* Work instructions *
Repeat the data below exactly, dropping any pictures it holds.

* Available data *

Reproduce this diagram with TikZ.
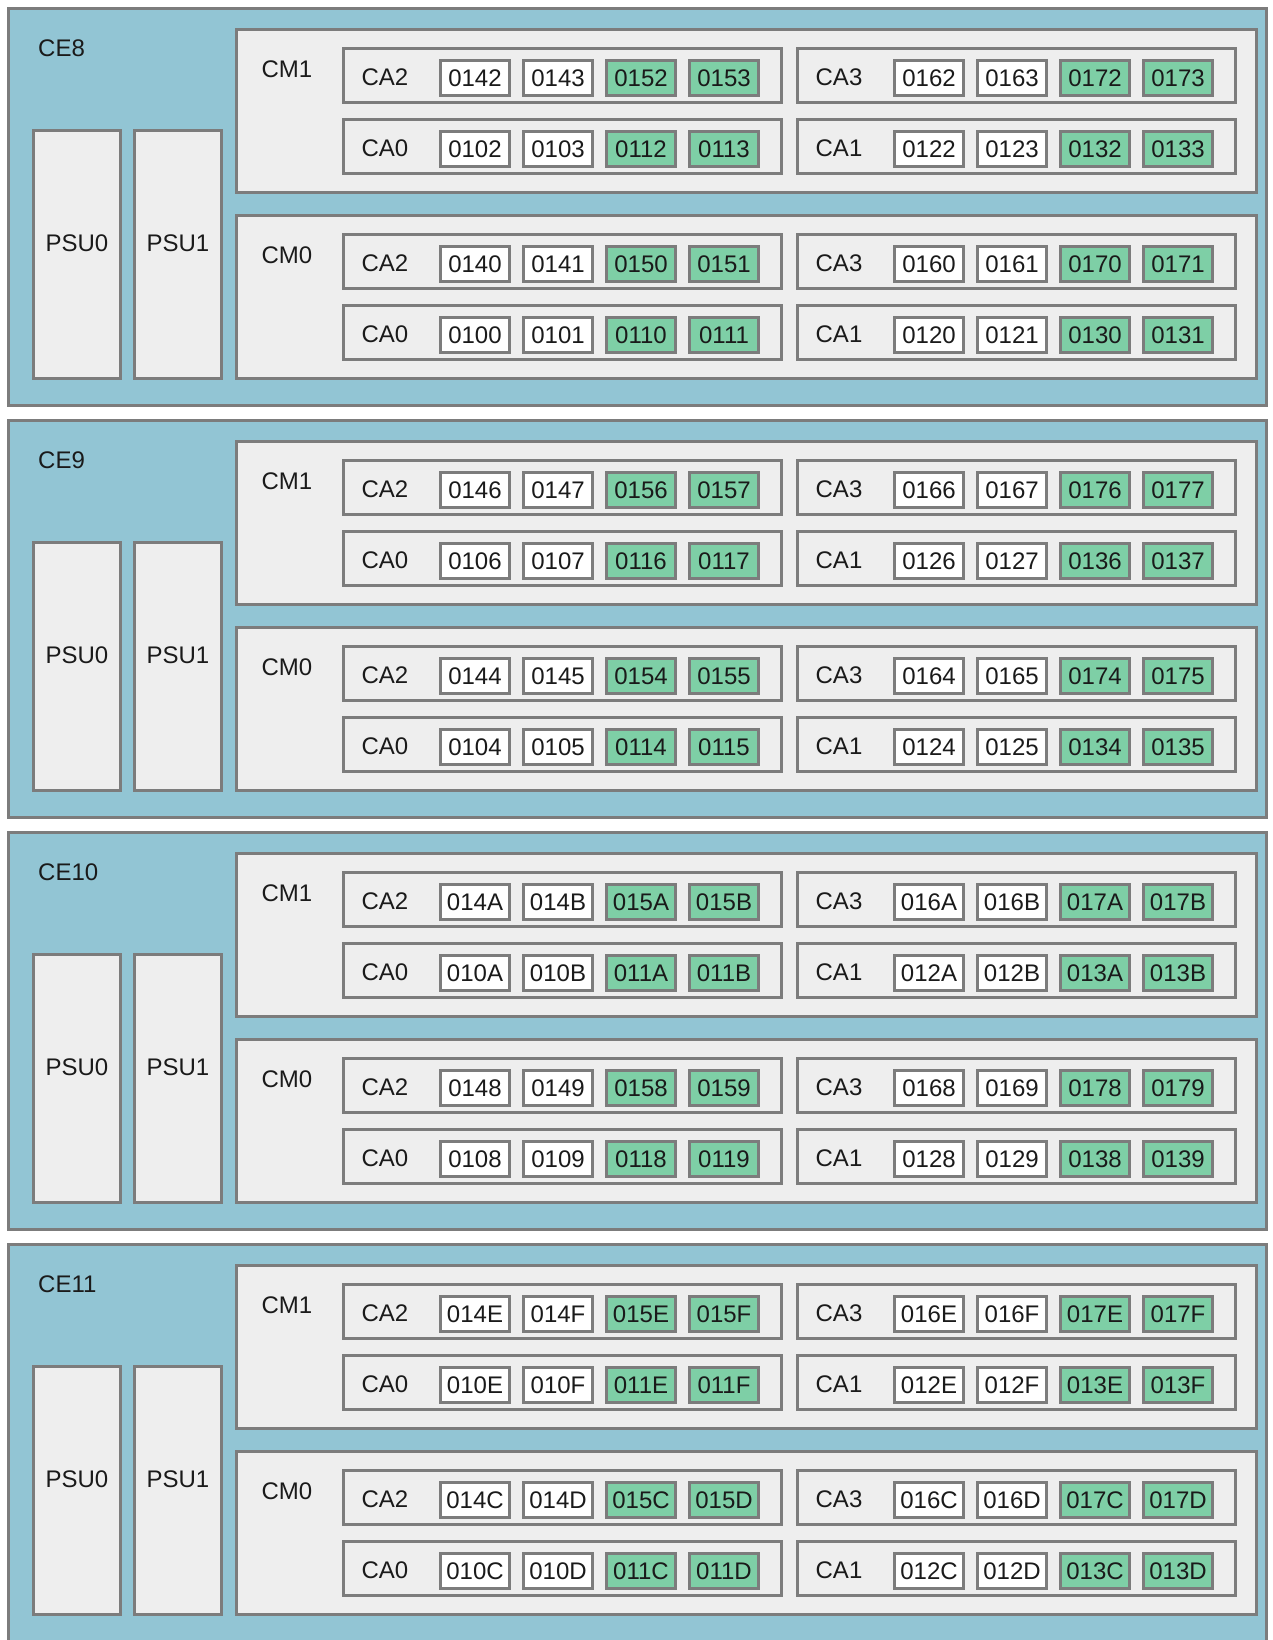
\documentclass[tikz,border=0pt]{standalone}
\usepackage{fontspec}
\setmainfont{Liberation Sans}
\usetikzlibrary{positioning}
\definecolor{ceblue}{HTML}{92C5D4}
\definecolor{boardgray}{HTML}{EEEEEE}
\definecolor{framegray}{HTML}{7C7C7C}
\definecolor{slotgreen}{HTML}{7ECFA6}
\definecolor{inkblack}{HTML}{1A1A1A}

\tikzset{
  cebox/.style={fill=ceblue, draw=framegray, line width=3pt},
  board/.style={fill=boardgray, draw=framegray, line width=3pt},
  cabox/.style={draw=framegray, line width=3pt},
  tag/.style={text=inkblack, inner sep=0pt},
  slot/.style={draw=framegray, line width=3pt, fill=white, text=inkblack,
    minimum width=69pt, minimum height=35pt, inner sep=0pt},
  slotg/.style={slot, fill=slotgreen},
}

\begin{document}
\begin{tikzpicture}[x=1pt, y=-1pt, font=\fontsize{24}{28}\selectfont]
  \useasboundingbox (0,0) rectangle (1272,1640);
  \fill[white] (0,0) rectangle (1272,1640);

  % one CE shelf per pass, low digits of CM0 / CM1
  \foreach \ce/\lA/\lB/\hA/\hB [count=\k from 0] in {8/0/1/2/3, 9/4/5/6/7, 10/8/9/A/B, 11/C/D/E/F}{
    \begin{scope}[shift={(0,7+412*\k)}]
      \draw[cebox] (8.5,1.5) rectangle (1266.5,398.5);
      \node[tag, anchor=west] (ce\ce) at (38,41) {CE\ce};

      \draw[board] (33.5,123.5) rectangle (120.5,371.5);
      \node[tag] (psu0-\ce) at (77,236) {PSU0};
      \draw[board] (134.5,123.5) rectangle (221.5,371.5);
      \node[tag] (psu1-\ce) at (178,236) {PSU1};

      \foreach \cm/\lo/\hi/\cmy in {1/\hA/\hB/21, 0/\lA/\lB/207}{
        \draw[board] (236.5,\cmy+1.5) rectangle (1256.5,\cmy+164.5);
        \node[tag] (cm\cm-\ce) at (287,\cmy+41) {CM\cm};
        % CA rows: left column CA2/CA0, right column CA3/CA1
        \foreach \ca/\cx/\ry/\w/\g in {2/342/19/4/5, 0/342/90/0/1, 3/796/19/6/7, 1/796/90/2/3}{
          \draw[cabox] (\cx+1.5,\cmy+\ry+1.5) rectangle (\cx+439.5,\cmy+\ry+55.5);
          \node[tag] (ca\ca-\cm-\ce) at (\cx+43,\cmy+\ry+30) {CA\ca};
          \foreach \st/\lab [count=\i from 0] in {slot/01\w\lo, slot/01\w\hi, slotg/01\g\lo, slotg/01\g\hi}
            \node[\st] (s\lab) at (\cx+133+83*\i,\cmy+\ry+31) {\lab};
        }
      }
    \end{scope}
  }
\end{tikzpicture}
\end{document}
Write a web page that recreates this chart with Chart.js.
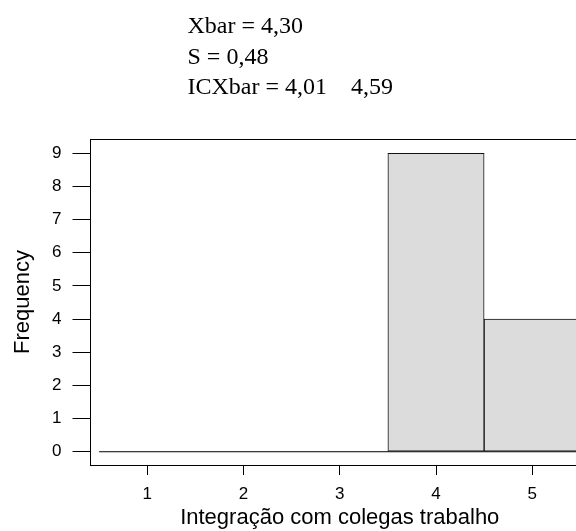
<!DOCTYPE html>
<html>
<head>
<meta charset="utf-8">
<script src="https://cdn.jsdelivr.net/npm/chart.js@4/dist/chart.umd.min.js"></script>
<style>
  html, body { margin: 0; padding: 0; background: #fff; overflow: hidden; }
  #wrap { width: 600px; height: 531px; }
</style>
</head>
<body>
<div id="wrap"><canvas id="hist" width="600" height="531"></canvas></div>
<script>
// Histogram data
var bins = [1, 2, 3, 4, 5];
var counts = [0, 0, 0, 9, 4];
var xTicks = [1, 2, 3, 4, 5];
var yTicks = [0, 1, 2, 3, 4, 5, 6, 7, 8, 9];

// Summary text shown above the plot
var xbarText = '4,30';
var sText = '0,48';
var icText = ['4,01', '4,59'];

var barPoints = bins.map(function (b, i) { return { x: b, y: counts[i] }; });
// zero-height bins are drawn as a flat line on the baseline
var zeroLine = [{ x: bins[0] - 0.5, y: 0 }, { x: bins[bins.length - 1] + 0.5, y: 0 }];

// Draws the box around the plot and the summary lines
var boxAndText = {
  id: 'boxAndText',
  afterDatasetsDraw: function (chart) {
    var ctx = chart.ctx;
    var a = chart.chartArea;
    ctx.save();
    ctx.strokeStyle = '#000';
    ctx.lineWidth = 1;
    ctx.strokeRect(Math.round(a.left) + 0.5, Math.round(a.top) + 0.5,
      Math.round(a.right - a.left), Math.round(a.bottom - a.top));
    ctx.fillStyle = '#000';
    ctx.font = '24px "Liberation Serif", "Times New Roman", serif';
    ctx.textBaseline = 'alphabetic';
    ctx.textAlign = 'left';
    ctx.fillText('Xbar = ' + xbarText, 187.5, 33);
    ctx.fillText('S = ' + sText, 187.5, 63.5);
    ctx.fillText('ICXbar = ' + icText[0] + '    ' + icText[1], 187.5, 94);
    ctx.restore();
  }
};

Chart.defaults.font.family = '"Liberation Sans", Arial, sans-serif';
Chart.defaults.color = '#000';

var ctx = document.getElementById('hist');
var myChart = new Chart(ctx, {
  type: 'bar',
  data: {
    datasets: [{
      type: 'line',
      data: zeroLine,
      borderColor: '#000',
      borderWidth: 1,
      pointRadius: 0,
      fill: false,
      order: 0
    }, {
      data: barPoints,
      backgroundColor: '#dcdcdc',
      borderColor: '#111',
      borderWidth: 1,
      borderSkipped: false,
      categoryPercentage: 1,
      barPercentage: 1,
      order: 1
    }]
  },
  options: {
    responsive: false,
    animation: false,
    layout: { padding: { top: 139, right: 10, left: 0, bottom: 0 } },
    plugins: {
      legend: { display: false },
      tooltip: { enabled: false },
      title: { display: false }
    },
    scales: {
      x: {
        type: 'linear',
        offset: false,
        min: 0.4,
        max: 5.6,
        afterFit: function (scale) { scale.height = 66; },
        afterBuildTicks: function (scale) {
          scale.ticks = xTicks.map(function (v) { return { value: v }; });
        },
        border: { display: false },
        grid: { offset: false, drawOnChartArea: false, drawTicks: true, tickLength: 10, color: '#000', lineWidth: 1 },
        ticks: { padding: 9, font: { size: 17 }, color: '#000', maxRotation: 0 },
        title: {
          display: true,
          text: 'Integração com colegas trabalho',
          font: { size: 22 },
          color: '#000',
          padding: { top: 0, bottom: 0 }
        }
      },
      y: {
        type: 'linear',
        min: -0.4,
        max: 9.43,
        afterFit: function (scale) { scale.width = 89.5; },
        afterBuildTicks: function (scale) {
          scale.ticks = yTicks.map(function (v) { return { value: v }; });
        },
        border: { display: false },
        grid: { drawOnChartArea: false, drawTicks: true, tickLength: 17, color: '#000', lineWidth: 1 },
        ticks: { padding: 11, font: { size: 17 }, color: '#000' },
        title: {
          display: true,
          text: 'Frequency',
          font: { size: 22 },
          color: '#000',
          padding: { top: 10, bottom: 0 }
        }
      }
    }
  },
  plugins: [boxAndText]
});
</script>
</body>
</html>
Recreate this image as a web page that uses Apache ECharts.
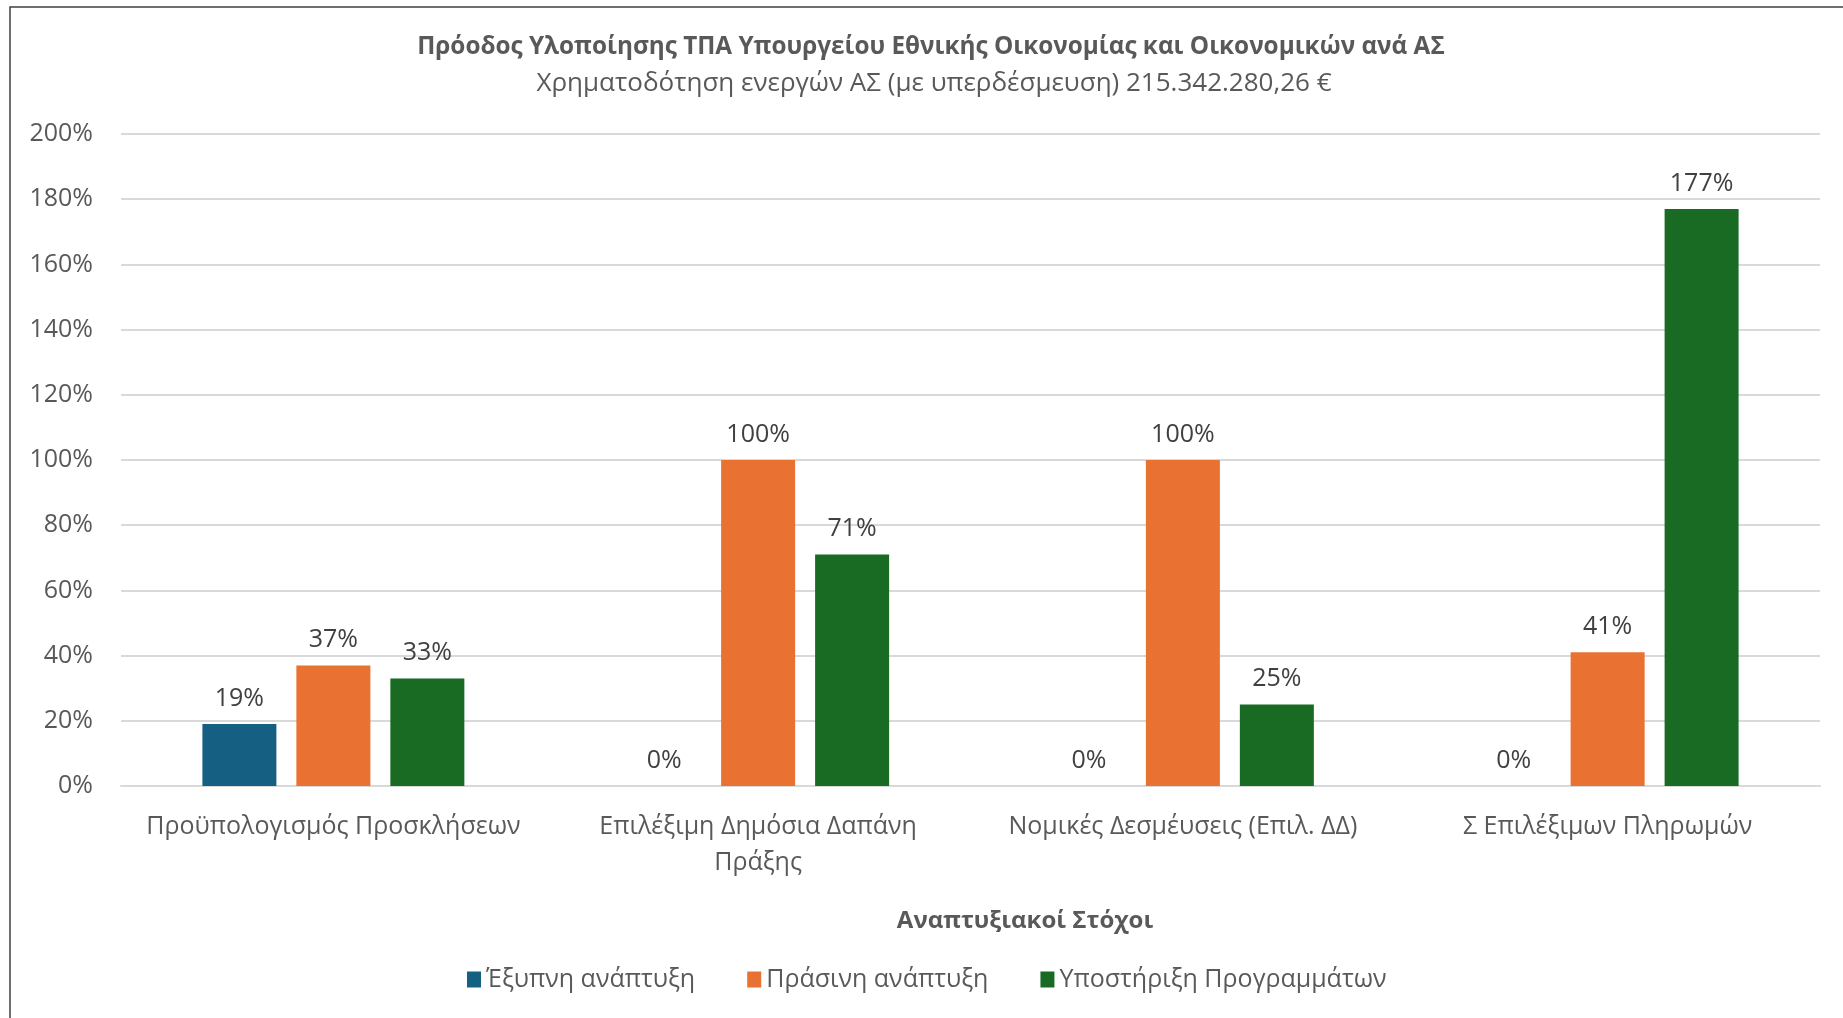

* Correct output *
Reproduce this diagram with TikZ.
\documentclass[tikz,border=0pt]{standalone}
\usepackage{fontspec}
\setmainfont{Liberation Sans}
\usetikzlibrary{positioning}
\definecolor{ceblue}{HTML}{92C5D4}
\definecolor{boardgray}{HTML}{EEEEEE}
\definecolor{framegray}{HTML}{7C7C7C}
\definecolor{slotgreen}{HTML}{7ECFA6}
\definecolor{inkblack}{HTML}{1A1A1A}

\tikzset{
  cebox/.style={fill=ceblue, draw=framegray, line width=3pt},
  board/.style={fill=boardgray, draw=framegray, line width=3pt},
  cabox/.style={draw=framegray, line width=3pt},
  tag/.style={text=inkblack, inner sep=0pt},
  slot/.style={draw=framegray, line width=3pt, fill=white, text=inkblack,
    minimum width=69pt, minimum height=35pt, inner sep=0pt},
  slotg/.style={slot, fill=slotgreen},
}

\begin{document}
\begin{tikzpicture}[x=1pt, y=-1pt, font=\fontsize{24}{28}\selectfont]
  \useasboundingbox (0,0) rectangle (1272,1640);
  \fill[white] (0,0) rectangle (1272,1640);

  % one CE shelf per pass, low digits of CM0 / CM1
  \foreach \ce/\lA/\lB/\hA/\hB [count=\k from 0] in {8/0/1/2/3, 9/4/5/6/7, 10/8/9/A/B, 11/C/D/E/F}{
    \begin{scope}[shift={(0,7+412*\k)}]
      \draw[cebox] (8.5,1.5) rectangle (1266.5,398.5);
      \node[tag, anchor=west] (ce\ce) at (38,41) {CE\ce};

      \draw[board] (33.5,123.5) rectangle (120.5,371.5);
      \node[tag] (psu0-\ce) at (77,236) {PSU0};
      \draw[board] (134.5,123.5) rectangle (221.5,371.5);
      \node[tag] (psu1-\ce) at (178,236) {PSU1};

      \foreach \cm/\lo/\hi/\cmy in {1/\hA/\hB/21, 0/\lA/\lB/207}{
        \draw[board] (236.5,\cmy+1.5) rectangle (1256.5,\cmy+164.5);
        \node[tag] (cm\cm-\ce) at (287,\cmy+41) {CM\cm};
        % CA rows: left column CA2/CA0, right column CA3/CA1
        \foreach \ca/\cx/\ry/\w/\g in {2/342/19/4/5, 0/342/90/0/1, 3/796/19/6/7, 1/796/90/2/3}{
          \draw[cabox] (\cx+1.5,\cmy+\ry+1.5) rectangle (\cx+439.5,\cmy+\ry+55.5);
          \node[tag] (ca\ca-\cm-\ce) at (\cx+43,\cmy+\ry+30) {CA\ca};
          \foreach \st/\lab [count=\i from 0] in {slot/01\w\lo, slot/01\w\hi, slotg/01\g\lo, slotg/01\g\hi}
            \node[\st] (s\lab) at (\cx+133+83*\i,\cmy+\ry+31) {\lab};
        }
      }
    \end{scope}
  }
\end{tikzpicture}
\end{document}
Write a web page that recreates this chart with Chart.js.
<!DOCTYPE html>
<html>
<head>
<meta charset="utf-8">
<script src="https://cdn.jsdelivr.net/npm/chart.js@4/dist/chart.umd.min.js"></script>
<style>
  html, body { margin: 0; padding: 0; background: #fff; overflow: hidden; }
  #wrap { width: 600px; height: 531px; }
</style>
</head>
<body>
<div id="wrap"><canvas id="hist" width="600" height="531"></canvas></div>
<script>
// Histogram data
var bins = [1, 2, 3, 4, 5];
var counts = [0, 0, 0, 9, 4];
var xTicks = [1, 2, 3, 4, 5];
var yTicks = [0, 1, 2, 3, 4, 5, 6, 7, 8, 9];

// Summary text shown above the plot
var xbarText = '4,30';
var sText = '0,48';
var icText = ['4,01', '4,59'];

var barPoints = bins.map(function (b, i) { return { x: b, y: counts[i] }; });
// zero-height bins are drawn as a flat line on the baseline
var zeroLine = [{ x: bins[0] - 0.5, y: 0 }, { x: bins[bins.length - 1] + 0.5, y: 0 }];

// Draws the box around the plot and the summary lines
var boxAndText = {
  id: 'boxAndText',
  afterDatasetsDraw: function (chart) {
    var ctx = chart.ctx;
    var a = chart.chartArea;
    ctx.save();
    ctx.strokeStyle = '#000';
    ctx.lineWidth = 1;
    ctx.strokeRect(Math.round(a.left) + 0.5, Math.round(a.top) + 0.5,
      Math.round(a.right - a.left), Math.round(a.bottom - a.top));
    ctx.fillStyle = '#000';
    ctx.font = '24px "Liberation Serif", "Times New Roman", serif';
    ctx.textBaseline = 'alphabetic';
    ctx.textAlign = 'left';
    ctx.fillText('Xbar = ' + xbarText, 187.5, 33);
    ctx.fillText('S = ' + sText, 187.5, 63.5);
    ctx.fillText('ICXbar = ' + icText[0] + '    ' + icText[1], 187.5, 94);
    ctx.restore();
  }
};

Chart.defaults.font.family = '"Liberation Sans", Arial, sans-serif';
Chart.defaults.color = '#000';

var ctx = document.getElementById('hist');
var myChart = new Chart(ctx, {
  type: 'bar',
  data: {
    datasets: [{
      type: 'line',
      data: zeroLine,
      borderColor: '#000',
      borderWidth: 1,
      pointRadius: 0,
      fill: false,
      order: 0
    }, {
      data: barPoints,
      backgroundColor: '#dcdcdc',
      borderColor: '#111',
      borderWidth: 1,
      borderSkipped: false,
      categoryPercentage: 1,
      barPercentage: 1,
      order: 1
    }]
  },
  options: {
    responsive: false,
    animation: false,
    layout: { padding: { top: 139, right: 10, left: 0, bottom: 0 } },
    plugins: {
      legend: { display: false },
      tooltip: { enabled: false },
      title: { display: false }
    },
    scales: {
      x: {
        type: 'linear',
        offset: false,
        min: 0.4,
        max: 5.6,
        afterFit: function (scale) { scale.height = 66; },
        afterBuildTicks: function (scale) {
          scale.ticks = xTicks.map(function (v) { return { value: v }; });
        },
        border: { display: false },
        grid: { offset: false, drawOnChartArea: false, drawTicks: true, tickLength: 10, color: '#000', lineWidth: 1 },
        ticks: { padding: 9, font: { size: 17 }, color: '#000', maxRotation: 0 },
        title: {
          display: true,
          text: 'Integração com colegas trabalho',
          font: { size: 22 },
          color: '#000',
          padding: { top: 0, bottom: 0 }
        }
      },
      y: {
        type: 'linear',
        min: -0.4,
        max: 9.43,
        afterFit: function (scale) { scale.width = 89.5; },
        afterBuildTicks: function (scale) {
          scale.ticks = yTicks.map(function (v) { return { value: v }; });
        },
        border: { display: false },
        grid: { drawOnChartArea: false, drawTicks: true, tickLength: 17, color: '#000', lineWidth: 1 },
        ticks: { padding: 11, font: { size: 17 }, color: '#000' },
        title: {
          display: true,
          text: 'Frequency',
          font: { size: 22 },
          color: '#000',
          padding: { top: 10, bottom: 0 }
        }
      }
    }
  },
  plugins: [boxAndText]
});
</script>
</body>
</html>
Recreate this image as a web page that uses Apache ECharts.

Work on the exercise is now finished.